**DIRECTIVE:**
Reproduce all the material exactly, minus any pictures it holds.

+++

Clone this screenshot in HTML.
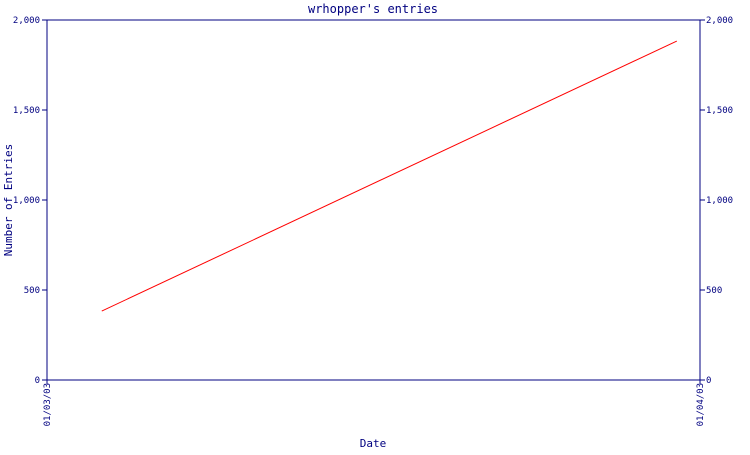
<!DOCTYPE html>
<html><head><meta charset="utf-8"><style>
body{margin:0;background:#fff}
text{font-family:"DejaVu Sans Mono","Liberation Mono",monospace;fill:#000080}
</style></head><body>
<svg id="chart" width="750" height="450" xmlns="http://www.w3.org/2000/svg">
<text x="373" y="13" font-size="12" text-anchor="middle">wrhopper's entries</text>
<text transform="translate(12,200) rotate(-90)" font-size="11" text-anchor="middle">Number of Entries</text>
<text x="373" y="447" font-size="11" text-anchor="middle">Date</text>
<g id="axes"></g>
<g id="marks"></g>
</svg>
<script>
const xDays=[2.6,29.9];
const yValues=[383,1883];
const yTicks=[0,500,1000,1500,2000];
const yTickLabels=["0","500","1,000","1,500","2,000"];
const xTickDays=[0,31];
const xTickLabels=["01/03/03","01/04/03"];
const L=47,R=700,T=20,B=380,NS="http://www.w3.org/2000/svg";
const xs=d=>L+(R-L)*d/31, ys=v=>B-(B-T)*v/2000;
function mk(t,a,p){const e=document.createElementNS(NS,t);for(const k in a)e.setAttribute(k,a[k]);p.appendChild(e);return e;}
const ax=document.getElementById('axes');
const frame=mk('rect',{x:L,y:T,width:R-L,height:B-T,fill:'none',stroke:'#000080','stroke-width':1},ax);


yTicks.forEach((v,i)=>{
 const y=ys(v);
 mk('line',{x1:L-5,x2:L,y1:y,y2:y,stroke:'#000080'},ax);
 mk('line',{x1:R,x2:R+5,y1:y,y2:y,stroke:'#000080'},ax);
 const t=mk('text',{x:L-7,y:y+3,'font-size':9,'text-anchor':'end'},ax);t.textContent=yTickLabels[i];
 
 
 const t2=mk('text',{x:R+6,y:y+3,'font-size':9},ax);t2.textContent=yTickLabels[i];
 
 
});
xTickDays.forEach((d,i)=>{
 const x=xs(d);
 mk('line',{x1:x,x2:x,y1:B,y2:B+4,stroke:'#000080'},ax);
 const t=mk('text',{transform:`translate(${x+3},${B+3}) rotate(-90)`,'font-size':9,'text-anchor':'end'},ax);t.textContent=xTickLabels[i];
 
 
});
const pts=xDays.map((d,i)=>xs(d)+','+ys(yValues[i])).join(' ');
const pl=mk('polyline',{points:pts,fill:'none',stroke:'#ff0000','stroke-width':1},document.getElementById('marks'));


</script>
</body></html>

+++

**SOLUTION TO THIS PROBLEM:**
Clone this screenshot in HTML.
<!DOCTYPE html>
<html><head><meta charset="utf-8"><style>
body{margin:0;background:#fff}
text{font-family:"DejaVu Sans Mono","Liberation Mono",monospace;fill:#000080}
</style></head><body>
<svg id="chart" width="750" height="450" xmlns="http://www.w3.org/2000/svg">
<text x="373" y="13" font-size="12" text-anchor="middle">wrhopper's entries</text>
<text transform="translate(12,200) rotate(-90)" font-size="11" text-anchor="middle">Number of Entries</text>
<text x="373" y="447" font-size="11" text-anchor="middle">Date</text>
<g id="axes"></g>
<g id="marks"></g>
</svg>
<script>
const xDays=[2.6,29.9];
const yValues=[383,1883];
const yTicks=[0,500,1000,1500,2000];
const yTickLabels=["0","500","1,000","1,500","2,000"];
const xTickDays=[0,31];
const xTickLabels=["01/03/03","01/04/03"];
const L=47,R=700,T=20,B=380,NS="http://www.w3.org/2000/svg";
const xs=d=>L+(R-L)*d/31, ys=v=>B-(B-T)*v/2000;
function mk(t,a,p){const e=document.createElementNS(NS,t);for(const k in a)e.setAttribute(k,a[k]);p.appendChild(e);return e;}
const ax=document.getElementById('axes');
const frame=mk('rect',{x:L,y:T,width:R-L,height:B-T,fill:'none',stroke:'#000080','stroke-width':1},ax);


yTicks.forEach((v,i)=>{
 const y=ys(v);
 mk('line',{x1:L-5,x2:L,y1:y,y2:y,stroke:'#000080'},ax);
 mk('line',{x1:R,x2:R+5,y1:y,y2:y,stroke:'#000080'},ax);
 const t=mk('text',{x:L-7,y:y+3,'font-size':9,'text-anchor':'end'},ax);t.textContent=yTickLabels[i];
 
 
 const t2=mk('text',{x:R+6,y:y+3,'font-size':9},ax);t2.textContent=yTickLabels[i];
 
 
});
xTickDays.forEach((d,i)=>{
 const x=xs(d);
 mk('line',{x1:x,x2:x,y1:B,y2:B+4,stroke:'#000080'},ax);
 const t=mk('text',{transform:`translate(${x+3},${B+3}) rotate(-90)`,'font-size':9,'text-anchor':'end'},ax);t.textContent=xTickLabels[i];
 
 
});
const pts=xDays.map((d,i)=>xs(d)+','+ys(yValues[i])).join(' ');
const pl=mk('polyline',{points:pts,fill:'none',stroke:'#ff0000','stroke-width':1},document.getElementById('marks'));


</script>
</body></html>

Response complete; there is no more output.